In 1933, he tried out with the Chicago White Sox, but the White Sox weren't interested. They tried to send him to their Moultrie, Ga., farm club. He wasn't interested.
He umpired in sandlot leagues and worried about his off-the-diamond job and his girl. In 1936, he settled both issues. He went to work for National Carloading Co. and married Ann May Samson.
In 1944, after he had been promoted to superintendent at National Carloading, he was offered a part-time job as an umpire in the Eastern League. Then came a full-time offer.
He was taken off the hook by National's general manager, who told him to "take a chance, take the job." If all fell through, he'd "have a job here," he was told.
Four years later, the American League bought his contract, and he was off and running.
He was assigned to World Series play in 1951, 1954, 1960 and 1967, calling he plays on men such as Mickey Mantle and Billy Martin.
In the off-season, he officiated in Ivy League play for the National Basketball Association and for the National Football League as well.
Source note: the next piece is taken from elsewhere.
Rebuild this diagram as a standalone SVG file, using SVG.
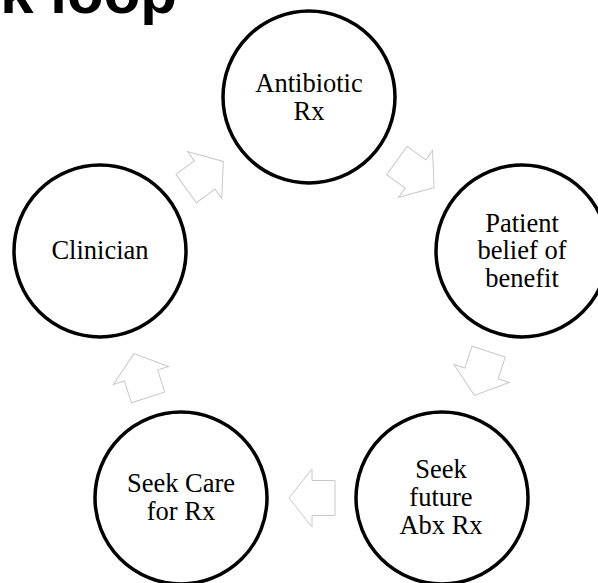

Play in Madison Square Garden was far rougher than in the Palestra, he found, sometimes rivaling the beer-can and bottle-throwing episode that halted play in St. Louis in 1951.
Basketball was always easier, he recalled in later years. "That's the only game where they always call you Mister and they're not being sarcastic."
Most of his memories were happy. But when he felt a bit too happy with the world, someone would remind him of the day he called a strike on Jimmy Piersall, who was playing for Los Angeles. Piersall flared, and he grabbed Piersall's bat to "calm down" the outfielder.
Piersall promptly let go of the bat, and Mr. Stevens fell to the ground. From then on, that was the "day that Jimmy Piersall flattened an umpire with a ballbat."
Then there was the White Sox-Minnesota game in 1961 that he had to call "because of fog."
Surviving are his wife, Ann Amson Stevens; a son, John Jr.; two daughters, Joan M. Rodgers and Patricia McBride; 10 grandchildren, a brother and two sisters.
A viewing will be from 7 to 9 p.m. Friday at the Nolan-Kaniefski & Fidale Funeral Home, 2136 Providence Ave., Chester. A Mass of Christian Burial will be offered at 10 a.m. Saturday at the St. John Chrysostom Church in Wallingford. Burial will be in SS. Peter & Paul Cemetery, Broomall.